Can you reroute a package that is in transit?
Sometimes yes, but FedEx delivery-change options depend on:
- the shipment type
- shipper restrictions
- whether the package is eligible in Delivery Manager
- whether the reroute request is still operationally possible
That is why a blanket “yes” is not good enough anymore. Some shipments can be held or redirected. Others cannot.
Are there extra charges for rerouting an in-transit package?
Sometimes. Extra fees or restrictions can apply depending on the service and the requested change.
This is one of those cases where support pages age badly because the real answer is operational, not theoretical.
Does FedEx money-back coverage apply after reroute changes?
That depends on the exact service rules in effect and whether the delivery conditions changed.
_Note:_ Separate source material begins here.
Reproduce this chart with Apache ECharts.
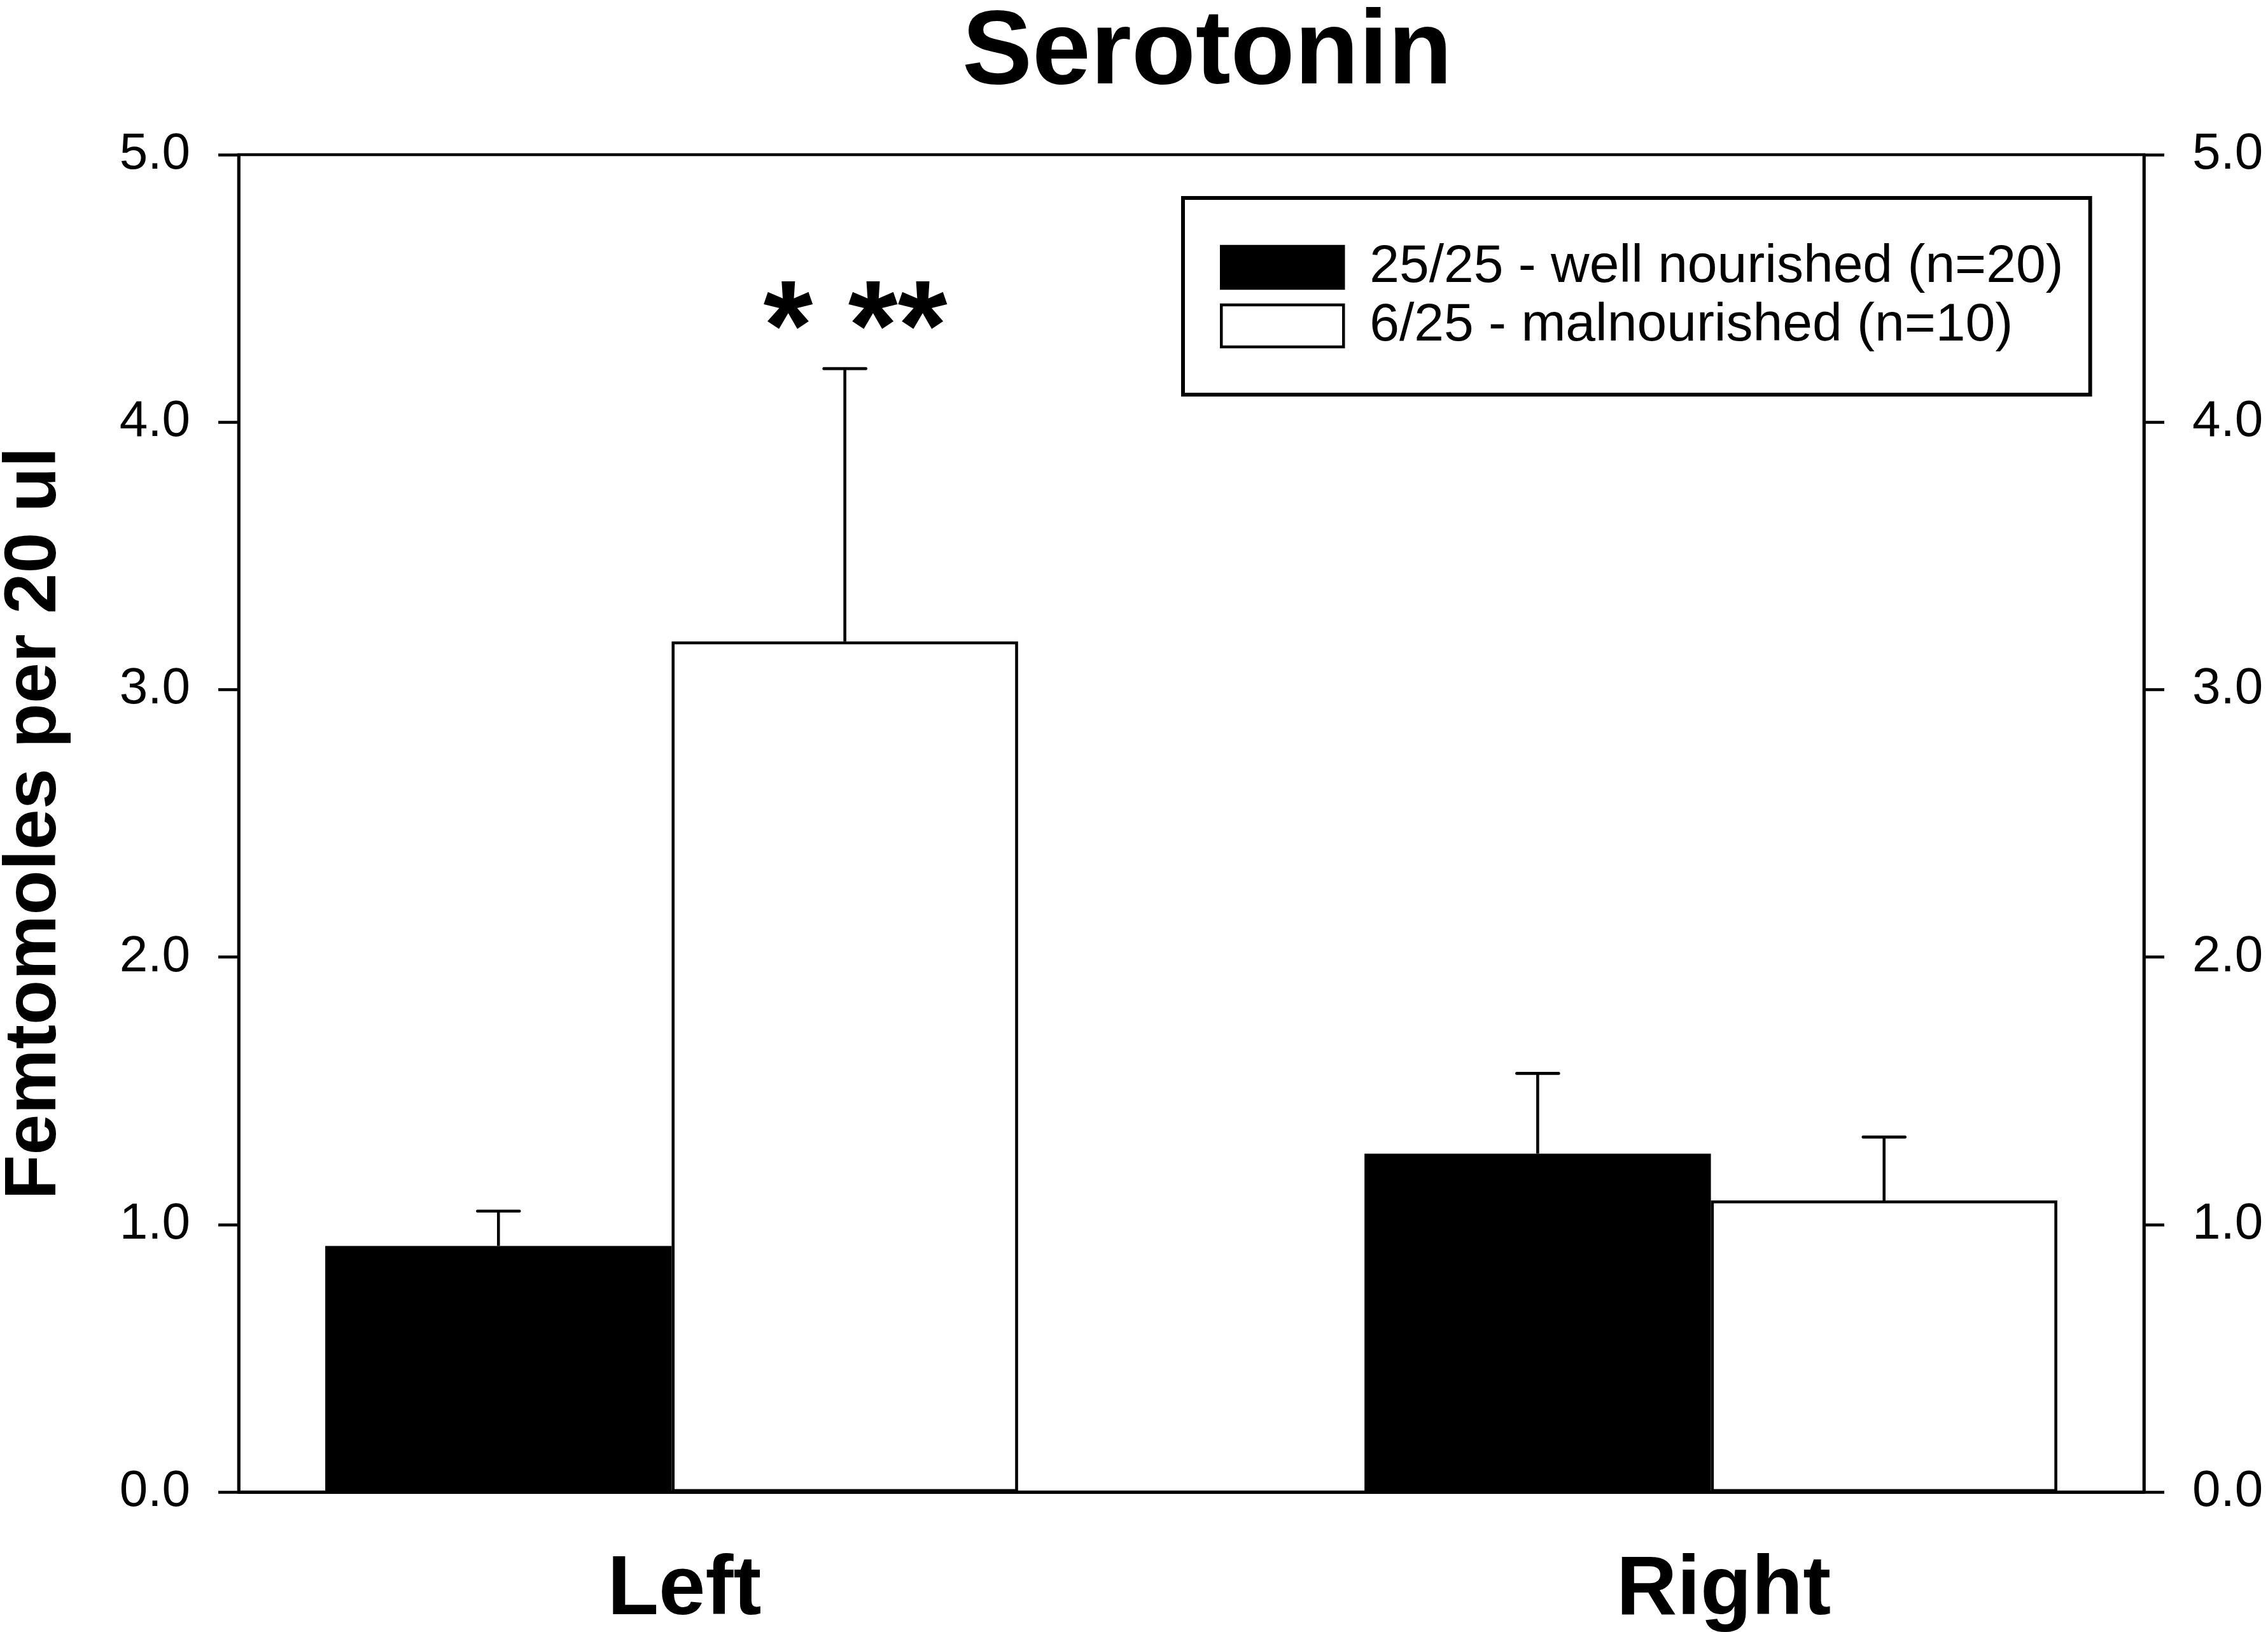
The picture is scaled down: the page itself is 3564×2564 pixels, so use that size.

You should not assume a rerouted shipment has the same guarantee posture as an untouched one.
If the delivery promise itself is what you are trying to sanity-check, how late FedEx delivers is the better timing page.
What to do if you are confused by the tracking language
Most people do not need a glossary for every status. They just need to know which page fits the pattern they are seeing.
Use this split:
- in transit, still moving: keep watching the scan history on the FedEx tracking page
- no new scans for too long: the tracking-not-updating page
- delivery date removed: FedEx scheduled delivery pending
- package on truck, no arrival: the out-for-delivery-but-not-delivered page
That is faster than trying to decode every FedEx phrase in isolation. For delivery-change options on an eligible in-transit shipment, use FedEx Delivery Manager.
FAQ
What does FedEx in transit mean?
It means the package is still moving through the FedEx network or waiting for the next scan event before final delivery.
Does in transit mean the package is on a truck right now?
No. It can also mean the package is at a facility waiting for the next move.
How long can a package stay in transit?
That depends on the service, lane, and network conditions. A few days can be normal, especially on economy or longer-distance routes.
When should I worry about an in-transit package?
When the shipment is past the expected date, the scans stop making sense, or the same vague movement pattern continues too long.
Can I change the delivery while a package is in transit?
Sometimes, if the shipment is eligible and the shipper or Delivery Manager rules allow it.